● **Dataset entries**:

=-=-=

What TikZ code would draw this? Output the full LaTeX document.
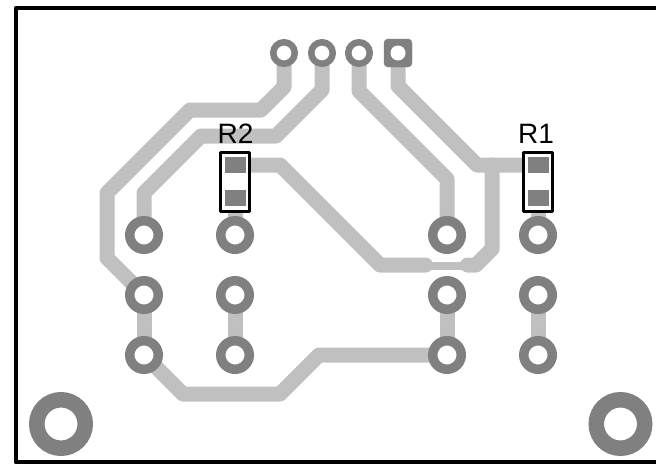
\documentclass[tikz,border=0pt]{standalone}
\usepackage{fontspec}
\setmainfont{Liberation Sans}
\definecolor{tracegray}{HTML}{C0C0C0}
\definecolor{padgray}{HTML}{808080}
\tikzset{
	track/.style = {draw = tracegray, line width = 15pt, line join = round, line cap = round},
	thintrack/.style = {draw = tracegray, line width = 8pt},
	ring/.style = {circle, draw = padgray, fill = white, inner sep = 0pt, line width = 9.5pt, minimum size = 28.5pt},
	smallring/.style = {circle, draw = padgray, fill = white, inner sep = 0pt, line width = 6.5pt, minimum size = 21.5pt},
	squarepad/.style = {draw = padgray, fill = padgray, rounded corners = 4pt, minimum size = 28pt, inner sep = 0pt},
	squarehole/.style = {circle, fill = white, inner sep = 0pt, minimum size = 15pt},
	hole/.style = {circle, draw = padgray, fill = white, inner sep = 0pt, line width = 15.5pt, minimum size = 48.5pt},
	smdpad/.style = {fill = padgray, inner sep = 0pt, minimum width = 21pt, minimum height = 16.5pt},
	partbox/.style = {draw = black, line width = 3.5pt, line join = round, fill = white, inner sep = 0pt, minimum width = 29pt, minimum height = 59pt},
	partname/.style = {font = \fontsize{28pt}{28pt}\selectfont, anchor = base, inner sep = 0pt}
}
\begin{document}
\begin{tikzpicture}[x = 1pt, y = -1pt]
	\useasboundingbox (0, 0) rectangle (656, 464);
	% pad centres
	\coordinate (top1) at (284, 53);
	\coordinate (top2) at (322, 53);
	\coordinate (top3) at (359, 53);
	\coordinate (top4) at (398, 53);
	\foreach \col/\x in {a/144, b/235, c/447, d/538} {
		\coordinate (\col1) at (\x, 235);
		\coordinate (\col2) at (\x, 295);
		\coordinate (\col3) at (\x, 355);
	}
	\coordinate (r2top) at (235, 165);
	\coordinate (r2low) at (235, 198);
	\coordinate (r1top) at (538, 165);
	\coordinate (r1low) at (538, 198);
	% tracks
	\draw[track] (top1)--(284, 87)--(261, 110)--(190, 110)--(107, 193)--(107, 258)--(a2);
	\draw[track] (top2)--(322, 90)--(276, 136)--(201, 136)--(144, 193)--(a1);
	\draw[track] (top3)--(359, 91)--(447, 179)--(c1);
	\draw[track] (top4)--(398, 86)--(477, 165)--(r1top);
	\draw[track] (r2top)--(280, 165)--(380, 265)--(425.5, 265);
	\draw[thintrack] (430, 266)--(463, 266);
	\draw[track] (467.5, 265)--(476, 265)--(492, 249)--(492, 165);
	\draw[track] (a3)--(183, 394)--(280, 394)--(319, 355)--(c3);
	\foreach \col in {a, b, c, d} {
		\draw[track] (\col2)--(\col3);
	}
	\draw[track] (r2low)--(b1);
	\draw[track] (r1low)--(d1);
	% resistors
	\node[partbox] (r2box) at (235, 182) {};
	\node[partbox] (r1box) at (538, 182) {};
	\node[smdpad] (r2a) at (r2top) {};
	\node[smdpad] (r2b) at (r2low) {};
	\node[smdpad] (r1a) at (r1top) {};
	\node[smdpad] (r1b) at (r1low) {};
	\node[partname] (r2name) at (235.5, 143) {R2};
	\node[partname] (r1name) at (536, 143) {R1};
	% pads
	\foreach \col in {a, b, c, d} {
		\foreach \row in {1, 2, 3} {
			\node[ring] (pad\col\row) at (\col\row) {};
		}
	}
	\node[smallring] (pad1) at (top1) {};
	\node[smallring] (pad2) at (top2) {};
	\node[smallring] (pad3) at (top3) {};
	\node[squarepad] (pad4) at (top4) {};
	\node[squarehole] (pad4hole) at (top4) {};
	\node[hole] (holeleft) at (61, 424) {};
	\node[hole] (holeright) at (620.5, 424) {};
	% board edge
	\draw[black, line width = 4pt, line join = round] (656, 8)--(15.7, 8)--(15.7, 462.3)--(656, 462.3);
\end{tikzpicture}
\end{document}
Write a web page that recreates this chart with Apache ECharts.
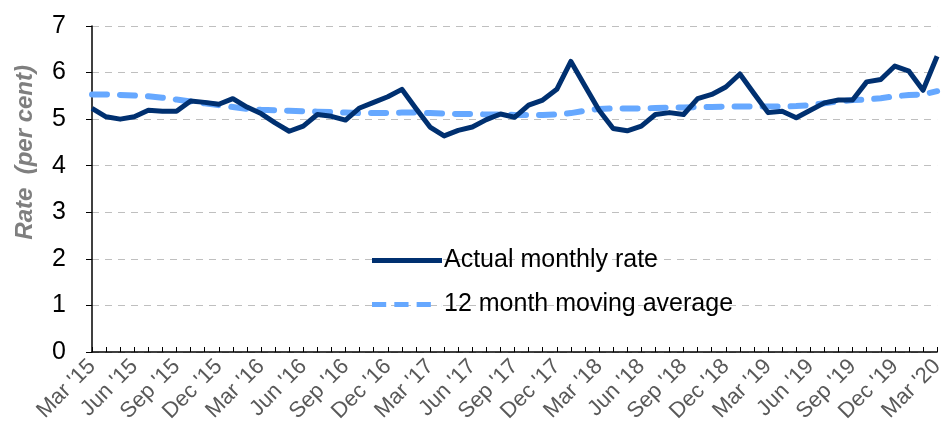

=-=-=

● **What the exercise asks**:
Extract from the data every line where "this" shows up.

● **Full solution**:
What TikZ code would draw this? Output the full LaTeX document.
Write a web page that recreates this chart with Apache ECharts.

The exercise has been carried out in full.